▶ [WHAT TO WORK ON]
Look through the listing for the word "with". Copy each line that has it.

▼▼▼

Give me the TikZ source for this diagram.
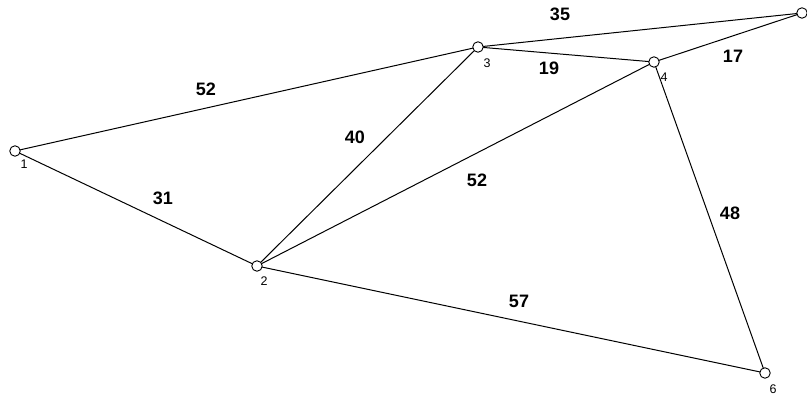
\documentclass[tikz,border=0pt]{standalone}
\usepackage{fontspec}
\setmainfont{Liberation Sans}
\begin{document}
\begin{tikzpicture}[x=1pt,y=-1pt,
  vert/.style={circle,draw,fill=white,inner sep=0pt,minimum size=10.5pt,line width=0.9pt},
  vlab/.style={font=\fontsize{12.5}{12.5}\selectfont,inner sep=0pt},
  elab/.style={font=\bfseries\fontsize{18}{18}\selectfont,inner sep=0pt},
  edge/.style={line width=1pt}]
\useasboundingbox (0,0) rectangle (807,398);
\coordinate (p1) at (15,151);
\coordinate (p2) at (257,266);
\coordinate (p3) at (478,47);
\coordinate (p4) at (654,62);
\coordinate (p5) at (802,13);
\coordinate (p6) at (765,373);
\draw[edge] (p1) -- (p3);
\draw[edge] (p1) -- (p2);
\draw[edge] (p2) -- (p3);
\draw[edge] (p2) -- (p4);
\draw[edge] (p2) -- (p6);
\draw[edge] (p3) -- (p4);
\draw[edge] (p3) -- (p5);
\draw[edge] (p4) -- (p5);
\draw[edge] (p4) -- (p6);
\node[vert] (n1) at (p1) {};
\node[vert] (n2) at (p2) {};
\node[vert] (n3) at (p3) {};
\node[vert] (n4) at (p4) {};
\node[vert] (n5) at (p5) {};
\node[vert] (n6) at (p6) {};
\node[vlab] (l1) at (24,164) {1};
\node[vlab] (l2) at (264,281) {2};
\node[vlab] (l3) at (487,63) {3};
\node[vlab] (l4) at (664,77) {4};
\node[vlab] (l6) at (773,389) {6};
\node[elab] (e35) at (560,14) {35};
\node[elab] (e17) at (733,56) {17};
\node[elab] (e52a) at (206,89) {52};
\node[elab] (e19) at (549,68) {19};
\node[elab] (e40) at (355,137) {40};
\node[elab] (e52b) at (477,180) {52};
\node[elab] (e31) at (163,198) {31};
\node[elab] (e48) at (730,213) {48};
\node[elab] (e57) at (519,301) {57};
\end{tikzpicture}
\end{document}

▲▲▲
▼▼▼

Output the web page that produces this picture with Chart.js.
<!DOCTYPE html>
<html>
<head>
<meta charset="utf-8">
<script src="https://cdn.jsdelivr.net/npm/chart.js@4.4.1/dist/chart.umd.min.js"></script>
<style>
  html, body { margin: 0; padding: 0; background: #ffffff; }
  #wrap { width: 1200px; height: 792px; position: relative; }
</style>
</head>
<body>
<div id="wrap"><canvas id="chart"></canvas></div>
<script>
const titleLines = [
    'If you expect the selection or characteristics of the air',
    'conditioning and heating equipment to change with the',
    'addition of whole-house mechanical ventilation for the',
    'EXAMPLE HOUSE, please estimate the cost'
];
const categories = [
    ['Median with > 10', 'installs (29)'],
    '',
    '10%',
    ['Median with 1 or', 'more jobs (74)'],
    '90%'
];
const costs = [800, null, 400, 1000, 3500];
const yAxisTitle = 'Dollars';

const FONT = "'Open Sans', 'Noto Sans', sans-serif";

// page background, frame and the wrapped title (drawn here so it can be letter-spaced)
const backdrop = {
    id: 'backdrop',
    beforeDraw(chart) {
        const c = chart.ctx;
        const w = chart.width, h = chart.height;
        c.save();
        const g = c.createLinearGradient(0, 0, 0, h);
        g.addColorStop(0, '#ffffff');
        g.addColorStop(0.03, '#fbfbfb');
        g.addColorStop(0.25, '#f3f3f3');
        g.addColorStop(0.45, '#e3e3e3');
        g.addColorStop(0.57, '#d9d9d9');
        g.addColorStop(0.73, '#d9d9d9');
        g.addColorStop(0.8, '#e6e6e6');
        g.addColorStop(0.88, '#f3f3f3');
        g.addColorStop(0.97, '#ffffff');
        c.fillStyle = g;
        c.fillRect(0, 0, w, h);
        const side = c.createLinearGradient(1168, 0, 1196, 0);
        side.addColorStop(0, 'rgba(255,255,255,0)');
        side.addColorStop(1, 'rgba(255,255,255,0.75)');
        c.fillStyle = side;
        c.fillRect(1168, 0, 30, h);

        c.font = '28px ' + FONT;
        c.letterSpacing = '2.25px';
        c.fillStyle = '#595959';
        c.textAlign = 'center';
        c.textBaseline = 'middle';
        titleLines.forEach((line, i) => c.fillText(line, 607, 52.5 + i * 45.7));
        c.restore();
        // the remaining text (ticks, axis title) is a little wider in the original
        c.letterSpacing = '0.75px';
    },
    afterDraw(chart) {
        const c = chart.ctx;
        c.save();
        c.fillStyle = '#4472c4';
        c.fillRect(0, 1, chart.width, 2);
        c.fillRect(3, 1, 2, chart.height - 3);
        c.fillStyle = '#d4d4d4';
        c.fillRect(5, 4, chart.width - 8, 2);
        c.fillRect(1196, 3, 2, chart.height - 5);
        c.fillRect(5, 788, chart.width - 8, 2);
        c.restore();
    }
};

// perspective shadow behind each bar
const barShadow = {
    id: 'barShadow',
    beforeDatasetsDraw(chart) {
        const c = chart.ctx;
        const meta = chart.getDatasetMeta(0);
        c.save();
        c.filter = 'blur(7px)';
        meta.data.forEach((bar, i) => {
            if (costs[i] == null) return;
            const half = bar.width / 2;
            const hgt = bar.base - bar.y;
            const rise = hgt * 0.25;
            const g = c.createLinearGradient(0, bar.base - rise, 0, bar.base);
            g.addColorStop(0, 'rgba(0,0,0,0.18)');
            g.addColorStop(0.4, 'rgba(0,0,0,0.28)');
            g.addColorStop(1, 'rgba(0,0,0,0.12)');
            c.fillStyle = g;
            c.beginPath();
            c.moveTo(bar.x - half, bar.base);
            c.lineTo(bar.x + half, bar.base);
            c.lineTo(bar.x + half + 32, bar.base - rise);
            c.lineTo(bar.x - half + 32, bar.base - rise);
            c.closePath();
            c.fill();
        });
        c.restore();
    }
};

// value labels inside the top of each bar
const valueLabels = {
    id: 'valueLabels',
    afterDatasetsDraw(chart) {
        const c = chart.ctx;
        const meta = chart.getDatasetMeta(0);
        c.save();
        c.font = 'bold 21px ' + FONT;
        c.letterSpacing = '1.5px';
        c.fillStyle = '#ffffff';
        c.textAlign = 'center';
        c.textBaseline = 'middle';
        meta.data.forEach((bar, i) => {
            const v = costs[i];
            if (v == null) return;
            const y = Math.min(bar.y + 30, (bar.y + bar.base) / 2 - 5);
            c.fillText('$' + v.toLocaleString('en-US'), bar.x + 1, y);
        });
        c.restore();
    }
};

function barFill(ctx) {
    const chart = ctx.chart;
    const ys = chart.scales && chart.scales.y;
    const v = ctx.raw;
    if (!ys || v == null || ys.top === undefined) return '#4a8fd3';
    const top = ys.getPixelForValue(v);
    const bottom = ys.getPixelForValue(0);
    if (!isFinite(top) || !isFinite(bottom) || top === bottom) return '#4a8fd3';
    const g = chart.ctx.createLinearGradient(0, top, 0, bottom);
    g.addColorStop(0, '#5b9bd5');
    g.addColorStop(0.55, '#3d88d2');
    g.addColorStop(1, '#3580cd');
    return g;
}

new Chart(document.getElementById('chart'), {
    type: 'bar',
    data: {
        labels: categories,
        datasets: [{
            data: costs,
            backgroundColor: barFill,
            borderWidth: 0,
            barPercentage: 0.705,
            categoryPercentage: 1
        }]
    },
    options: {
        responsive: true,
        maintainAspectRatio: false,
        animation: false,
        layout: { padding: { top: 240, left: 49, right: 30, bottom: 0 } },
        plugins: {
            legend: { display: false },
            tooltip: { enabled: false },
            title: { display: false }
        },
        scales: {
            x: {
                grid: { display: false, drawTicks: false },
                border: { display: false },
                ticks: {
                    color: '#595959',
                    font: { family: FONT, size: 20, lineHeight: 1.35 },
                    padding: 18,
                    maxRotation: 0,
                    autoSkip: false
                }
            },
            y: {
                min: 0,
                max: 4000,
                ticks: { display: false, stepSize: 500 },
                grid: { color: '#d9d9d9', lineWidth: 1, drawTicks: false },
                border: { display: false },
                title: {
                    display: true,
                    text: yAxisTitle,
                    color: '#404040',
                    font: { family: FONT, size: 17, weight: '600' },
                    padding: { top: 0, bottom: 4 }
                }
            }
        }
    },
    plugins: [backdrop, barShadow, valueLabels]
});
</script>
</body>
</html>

▲▲▲
▼▼▼

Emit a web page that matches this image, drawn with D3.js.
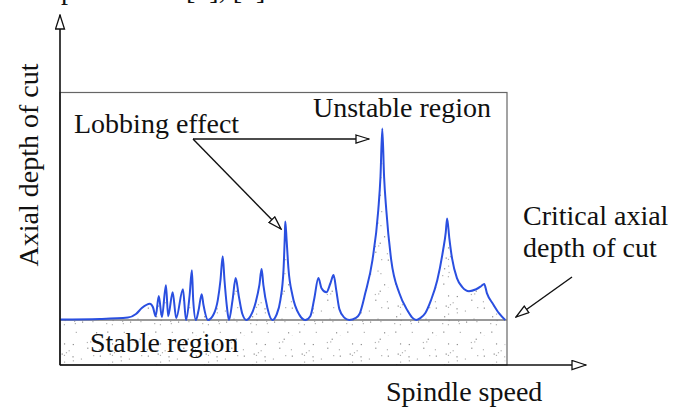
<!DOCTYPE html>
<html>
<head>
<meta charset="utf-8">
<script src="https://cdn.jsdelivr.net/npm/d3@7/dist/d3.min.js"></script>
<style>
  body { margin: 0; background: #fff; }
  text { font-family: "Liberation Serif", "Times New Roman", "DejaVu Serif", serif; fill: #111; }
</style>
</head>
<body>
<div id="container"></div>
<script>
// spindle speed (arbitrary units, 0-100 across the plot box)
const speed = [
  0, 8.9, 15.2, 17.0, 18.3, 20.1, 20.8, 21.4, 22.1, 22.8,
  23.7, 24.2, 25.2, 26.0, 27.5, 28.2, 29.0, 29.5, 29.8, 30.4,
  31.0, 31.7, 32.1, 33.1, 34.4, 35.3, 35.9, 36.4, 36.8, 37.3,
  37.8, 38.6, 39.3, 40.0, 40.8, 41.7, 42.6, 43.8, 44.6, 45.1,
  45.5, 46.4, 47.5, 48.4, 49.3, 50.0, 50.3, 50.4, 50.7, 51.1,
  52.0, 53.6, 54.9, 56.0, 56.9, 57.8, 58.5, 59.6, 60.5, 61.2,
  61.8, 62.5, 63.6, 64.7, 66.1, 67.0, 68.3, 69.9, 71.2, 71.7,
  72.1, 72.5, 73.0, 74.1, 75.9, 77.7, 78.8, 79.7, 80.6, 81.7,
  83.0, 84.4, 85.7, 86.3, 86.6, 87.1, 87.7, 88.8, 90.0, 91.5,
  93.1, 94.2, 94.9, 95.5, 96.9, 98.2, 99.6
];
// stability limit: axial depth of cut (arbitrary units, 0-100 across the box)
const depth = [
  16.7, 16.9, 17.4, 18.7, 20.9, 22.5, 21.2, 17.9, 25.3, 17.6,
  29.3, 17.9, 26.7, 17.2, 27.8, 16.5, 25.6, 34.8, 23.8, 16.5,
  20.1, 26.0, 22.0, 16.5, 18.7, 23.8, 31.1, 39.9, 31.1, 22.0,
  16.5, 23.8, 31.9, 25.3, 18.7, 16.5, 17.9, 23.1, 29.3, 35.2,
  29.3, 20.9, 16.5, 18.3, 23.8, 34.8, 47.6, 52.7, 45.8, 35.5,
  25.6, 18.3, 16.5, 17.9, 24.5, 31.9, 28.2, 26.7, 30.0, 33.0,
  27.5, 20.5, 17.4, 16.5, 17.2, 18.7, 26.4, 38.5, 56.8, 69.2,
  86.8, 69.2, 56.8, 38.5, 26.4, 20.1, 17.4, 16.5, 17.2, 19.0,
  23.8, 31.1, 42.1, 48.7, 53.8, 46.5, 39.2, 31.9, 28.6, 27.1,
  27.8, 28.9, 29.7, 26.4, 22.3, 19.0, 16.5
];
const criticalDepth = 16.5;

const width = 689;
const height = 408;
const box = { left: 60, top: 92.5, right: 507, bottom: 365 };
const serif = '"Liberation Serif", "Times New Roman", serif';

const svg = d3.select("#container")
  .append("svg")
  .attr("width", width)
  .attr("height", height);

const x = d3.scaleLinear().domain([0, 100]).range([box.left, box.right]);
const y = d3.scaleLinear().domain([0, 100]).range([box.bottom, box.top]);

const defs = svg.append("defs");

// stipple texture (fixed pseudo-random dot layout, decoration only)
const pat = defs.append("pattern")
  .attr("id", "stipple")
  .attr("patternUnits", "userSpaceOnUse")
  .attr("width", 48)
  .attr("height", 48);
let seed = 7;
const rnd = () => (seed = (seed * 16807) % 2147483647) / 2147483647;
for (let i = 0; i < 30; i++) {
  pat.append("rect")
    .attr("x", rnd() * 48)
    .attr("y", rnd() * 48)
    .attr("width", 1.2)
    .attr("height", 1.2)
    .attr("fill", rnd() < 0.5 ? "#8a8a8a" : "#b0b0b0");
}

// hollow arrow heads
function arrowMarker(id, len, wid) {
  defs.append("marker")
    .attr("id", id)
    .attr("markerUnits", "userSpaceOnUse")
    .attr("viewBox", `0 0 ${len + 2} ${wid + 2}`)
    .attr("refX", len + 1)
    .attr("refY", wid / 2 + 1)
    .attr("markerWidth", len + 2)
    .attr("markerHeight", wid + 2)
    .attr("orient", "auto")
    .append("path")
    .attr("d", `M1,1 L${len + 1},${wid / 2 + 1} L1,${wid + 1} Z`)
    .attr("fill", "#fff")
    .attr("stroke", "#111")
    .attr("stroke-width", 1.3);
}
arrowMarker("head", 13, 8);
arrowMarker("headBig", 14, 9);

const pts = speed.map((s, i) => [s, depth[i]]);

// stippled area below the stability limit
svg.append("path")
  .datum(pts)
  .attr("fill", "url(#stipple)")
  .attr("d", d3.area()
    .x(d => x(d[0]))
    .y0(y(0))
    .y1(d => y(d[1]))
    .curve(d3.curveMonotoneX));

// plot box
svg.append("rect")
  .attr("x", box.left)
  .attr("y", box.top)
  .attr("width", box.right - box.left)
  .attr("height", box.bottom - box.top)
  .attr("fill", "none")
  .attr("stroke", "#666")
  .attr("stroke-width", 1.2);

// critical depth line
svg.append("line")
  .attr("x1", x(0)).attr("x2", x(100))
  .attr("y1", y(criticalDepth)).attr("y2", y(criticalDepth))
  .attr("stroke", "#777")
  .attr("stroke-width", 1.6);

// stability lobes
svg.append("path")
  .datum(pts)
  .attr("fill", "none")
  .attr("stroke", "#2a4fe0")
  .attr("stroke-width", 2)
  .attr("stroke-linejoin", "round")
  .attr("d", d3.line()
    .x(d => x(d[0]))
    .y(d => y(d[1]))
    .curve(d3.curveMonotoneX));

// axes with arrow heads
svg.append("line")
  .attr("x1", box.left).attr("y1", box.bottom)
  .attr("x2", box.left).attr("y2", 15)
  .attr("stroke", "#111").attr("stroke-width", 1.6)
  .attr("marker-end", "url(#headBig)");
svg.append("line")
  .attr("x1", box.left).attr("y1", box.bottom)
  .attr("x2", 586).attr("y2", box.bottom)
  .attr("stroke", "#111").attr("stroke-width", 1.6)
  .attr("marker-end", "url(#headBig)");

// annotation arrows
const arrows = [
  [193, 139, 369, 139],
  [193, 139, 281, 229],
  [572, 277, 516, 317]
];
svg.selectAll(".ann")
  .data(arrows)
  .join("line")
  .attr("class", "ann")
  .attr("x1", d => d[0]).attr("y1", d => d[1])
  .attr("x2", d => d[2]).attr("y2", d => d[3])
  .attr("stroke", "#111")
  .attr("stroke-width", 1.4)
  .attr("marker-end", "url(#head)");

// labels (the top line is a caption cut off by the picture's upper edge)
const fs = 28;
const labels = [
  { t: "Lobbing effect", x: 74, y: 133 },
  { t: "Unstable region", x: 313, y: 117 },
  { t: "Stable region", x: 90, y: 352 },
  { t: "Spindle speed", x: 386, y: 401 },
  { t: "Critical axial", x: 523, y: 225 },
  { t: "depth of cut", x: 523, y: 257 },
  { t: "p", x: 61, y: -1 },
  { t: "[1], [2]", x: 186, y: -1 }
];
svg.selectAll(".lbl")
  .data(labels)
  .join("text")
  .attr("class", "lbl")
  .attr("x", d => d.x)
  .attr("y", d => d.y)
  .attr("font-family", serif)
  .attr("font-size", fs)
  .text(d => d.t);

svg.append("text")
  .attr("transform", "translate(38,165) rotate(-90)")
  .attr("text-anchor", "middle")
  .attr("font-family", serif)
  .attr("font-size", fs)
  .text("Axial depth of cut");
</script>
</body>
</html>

▲▲▲

▶ [OUTPUT OF THE TASK]
Output the web page that produces this picture with Chart.js.
    'conditioning and heating equipment to change with the',
    ['Median with > 10', 'installs (29)'],
    ['Median with 1 or', 'more jobs (74)'],
Emit a web page that matches this image, drawn with D3.js.
// axes with arrow heads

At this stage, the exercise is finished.